**WHAT THIS TASK INVOLVES**
Determine how many lines hold "page" and give only that number.

╔══

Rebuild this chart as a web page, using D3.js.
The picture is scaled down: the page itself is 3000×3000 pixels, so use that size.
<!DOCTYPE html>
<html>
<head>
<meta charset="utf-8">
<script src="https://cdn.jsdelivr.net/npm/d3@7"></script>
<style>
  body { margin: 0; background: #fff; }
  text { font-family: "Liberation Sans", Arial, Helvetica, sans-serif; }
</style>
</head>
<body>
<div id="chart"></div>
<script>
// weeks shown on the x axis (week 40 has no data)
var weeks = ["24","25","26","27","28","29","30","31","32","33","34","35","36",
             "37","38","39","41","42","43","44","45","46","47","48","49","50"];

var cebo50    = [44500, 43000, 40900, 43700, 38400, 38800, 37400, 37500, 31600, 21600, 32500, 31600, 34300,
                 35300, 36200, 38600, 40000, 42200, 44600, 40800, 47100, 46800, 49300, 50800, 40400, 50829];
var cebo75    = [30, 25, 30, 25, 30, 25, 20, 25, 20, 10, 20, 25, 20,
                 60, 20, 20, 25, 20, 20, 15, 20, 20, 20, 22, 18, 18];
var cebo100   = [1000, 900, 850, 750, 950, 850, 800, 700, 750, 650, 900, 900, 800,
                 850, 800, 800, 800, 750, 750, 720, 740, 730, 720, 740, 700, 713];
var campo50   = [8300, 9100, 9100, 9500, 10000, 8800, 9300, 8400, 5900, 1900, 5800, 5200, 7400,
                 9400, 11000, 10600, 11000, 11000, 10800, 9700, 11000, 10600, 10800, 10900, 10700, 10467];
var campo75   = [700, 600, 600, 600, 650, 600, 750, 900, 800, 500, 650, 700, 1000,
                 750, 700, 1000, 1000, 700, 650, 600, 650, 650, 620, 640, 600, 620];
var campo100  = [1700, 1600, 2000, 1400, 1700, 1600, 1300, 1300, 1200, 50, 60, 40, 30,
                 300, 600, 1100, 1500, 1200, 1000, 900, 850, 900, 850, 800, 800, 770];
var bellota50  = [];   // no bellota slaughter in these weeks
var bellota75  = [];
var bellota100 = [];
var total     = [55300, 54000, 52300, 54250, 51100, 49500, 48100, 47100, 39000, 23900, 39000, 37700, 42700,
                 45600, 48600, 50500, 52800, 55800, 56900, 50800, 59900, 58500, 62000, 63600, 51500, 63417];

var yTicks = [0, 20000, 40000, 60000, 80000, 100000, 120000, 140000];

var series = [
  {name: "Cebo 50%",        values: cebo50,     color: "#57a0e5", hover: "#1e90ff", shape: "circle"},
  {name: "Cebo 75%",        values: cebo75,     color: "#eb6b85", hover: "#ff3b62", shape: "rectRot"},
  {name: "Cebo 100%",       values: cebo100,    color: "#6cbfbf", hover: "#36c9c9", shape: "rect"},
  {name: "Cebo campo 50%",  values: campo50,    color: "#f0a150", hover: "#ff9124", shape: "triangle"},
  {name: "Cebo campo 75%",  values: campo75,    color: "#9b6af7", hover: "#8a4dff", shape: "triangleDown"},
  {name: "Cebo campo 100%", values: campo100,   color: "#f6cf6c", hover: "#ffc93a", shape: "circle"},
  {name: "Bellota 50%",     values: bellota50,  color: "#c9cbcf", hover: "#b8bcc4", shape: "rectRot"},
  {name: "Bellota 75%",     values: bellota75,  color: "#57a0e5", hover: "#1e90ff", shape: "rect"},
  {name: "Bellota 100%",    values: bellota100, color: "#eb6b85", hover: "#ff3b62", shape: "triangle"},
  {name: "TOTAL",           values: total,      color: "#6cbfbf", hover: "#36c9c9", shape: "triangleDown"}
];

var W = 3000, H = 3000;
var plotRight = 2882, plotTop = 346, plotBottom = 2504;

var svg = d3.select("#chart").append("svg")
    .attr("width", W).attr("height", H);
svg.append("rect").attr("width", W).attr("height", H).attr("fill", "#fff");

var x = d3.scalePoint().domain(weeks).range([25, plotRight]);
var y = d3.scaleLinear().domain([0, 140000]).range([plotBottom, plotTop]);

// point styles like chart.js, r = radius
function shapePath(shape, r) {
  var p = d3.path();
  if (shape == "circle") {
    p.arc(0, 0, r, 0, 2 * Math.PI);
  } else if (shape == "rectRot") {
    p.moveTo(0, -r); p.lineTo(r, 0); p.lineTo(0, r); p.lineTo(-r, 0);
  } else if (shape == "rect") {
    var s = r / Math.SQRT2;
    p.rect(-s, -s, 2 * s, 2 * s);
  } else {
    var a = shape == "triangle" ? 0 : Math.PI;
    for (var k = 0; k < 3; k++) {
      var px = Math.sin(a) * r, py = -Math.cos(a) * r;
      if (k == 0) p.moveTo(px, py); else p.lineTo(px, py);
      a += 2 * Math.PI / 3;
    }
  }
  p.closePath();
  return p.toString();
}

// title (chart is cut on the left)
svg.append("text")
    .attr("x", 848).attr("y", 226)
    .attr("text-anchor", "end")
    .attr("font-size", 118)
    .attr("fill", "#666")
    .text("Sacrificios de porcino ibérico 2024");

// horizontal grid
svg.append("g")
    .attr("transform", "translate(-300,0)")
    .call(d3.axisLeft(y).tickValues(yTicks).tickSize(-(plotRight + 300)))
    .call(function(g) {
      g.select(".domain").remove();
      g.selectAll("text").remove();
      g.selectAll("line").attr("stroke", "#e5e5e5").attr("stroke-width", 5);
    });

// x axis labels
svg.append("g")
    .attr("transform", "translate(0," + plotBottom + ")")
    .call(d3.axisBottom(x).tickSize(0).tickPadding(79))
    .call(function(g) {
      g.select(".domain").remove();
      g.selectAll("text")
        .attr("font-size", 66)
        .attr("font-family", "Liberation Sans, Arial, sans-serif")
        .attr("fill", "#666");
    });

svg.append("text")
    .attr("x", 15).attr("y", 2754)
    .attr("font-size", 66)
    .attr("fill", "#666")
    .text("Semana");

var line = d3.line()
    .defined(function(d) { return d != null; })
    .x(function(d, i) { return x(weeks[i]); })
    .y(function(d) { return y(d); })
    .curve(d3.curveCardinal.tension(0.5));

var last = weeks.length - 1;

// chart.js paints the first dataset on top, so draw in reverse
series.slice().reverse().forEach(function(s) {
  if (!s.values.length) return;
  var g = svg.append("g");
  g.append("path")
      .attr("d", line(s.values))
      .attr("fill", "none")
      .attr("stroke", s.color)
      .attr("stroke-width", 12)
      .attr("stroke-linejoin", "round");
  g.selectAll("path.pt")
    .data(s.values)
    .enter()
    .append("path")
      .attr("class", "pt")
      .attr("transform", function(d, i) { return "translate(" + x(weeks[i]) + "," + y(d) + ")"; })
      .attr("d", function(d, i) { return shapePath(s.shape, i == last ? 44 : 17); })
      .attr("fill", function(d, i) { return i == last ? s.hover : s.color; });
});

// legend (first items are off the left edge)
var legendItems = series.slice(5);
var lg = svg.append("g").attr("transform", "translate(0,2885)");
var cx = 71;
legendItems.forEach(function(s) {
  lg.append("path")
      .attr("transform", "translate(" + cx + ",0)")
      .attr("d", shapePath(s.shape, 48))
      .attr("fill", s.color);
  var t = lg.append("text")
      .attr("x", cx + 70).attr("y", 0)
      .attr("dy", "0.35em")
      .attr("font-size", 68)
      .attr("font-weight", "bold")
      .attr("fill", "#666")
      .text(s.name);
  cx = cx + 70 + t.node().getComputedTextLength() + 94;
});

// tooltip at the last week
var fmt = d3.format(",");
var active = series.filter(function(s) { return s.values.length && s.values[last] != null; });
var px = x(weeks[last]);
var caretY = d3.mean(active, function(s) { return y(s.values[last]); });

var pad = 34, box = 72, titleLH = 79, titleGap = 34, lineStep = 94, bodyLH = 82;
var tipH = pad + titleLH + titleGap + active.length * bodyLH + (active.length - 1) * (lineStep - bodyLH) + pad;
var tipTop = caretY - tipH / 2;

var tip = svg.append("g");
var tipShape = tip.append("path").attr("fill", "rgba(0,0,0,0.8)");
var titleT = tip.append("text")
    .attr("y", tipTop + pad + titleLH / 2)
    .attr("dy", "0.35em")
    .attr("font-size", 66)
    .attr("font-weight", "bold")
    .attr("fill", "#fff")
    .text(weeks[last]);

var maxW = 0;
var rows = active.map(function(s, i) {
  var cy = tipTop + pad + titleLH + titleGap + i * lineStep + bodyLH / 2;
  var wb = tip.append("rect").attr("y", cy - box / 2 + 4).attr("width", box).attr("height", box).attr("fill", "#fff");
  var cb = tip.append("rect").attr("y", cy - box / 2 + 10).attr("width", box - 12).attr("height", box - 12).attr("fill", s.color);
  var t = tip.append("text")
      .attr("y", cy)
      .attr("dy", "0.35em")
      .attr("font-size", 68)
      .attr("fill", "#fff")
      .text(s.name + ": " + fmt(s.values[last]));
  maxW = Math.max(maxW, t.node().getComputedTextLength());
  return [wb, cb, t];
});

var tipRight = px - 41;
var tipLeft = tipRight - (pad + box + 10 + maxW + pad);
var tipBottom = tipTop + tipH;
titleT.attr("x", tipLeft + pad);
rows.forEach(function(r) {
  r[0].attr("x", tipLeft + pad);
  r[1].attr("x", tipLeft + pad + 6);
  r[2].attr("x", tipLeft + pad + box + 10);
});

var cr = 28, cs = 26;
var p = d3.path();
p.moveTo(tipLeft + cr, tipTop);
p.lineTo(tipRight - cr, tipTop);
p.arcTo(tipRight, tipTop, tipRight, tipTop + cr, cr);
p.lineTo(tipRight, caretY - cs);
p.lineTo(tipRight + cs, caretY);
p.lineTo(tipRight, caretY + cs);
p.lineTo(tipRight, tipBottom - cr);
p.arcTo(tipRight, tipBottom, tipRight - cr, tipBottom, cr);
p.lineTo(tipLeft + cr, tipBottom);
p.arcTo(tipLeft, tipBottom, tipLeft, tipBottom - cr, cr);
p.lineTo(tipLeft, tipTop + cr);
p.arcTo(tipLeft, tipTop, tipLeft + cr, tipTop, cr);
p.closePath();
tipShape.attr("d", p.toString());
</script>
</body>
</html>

╚══

**RIGHT ANSWER**
2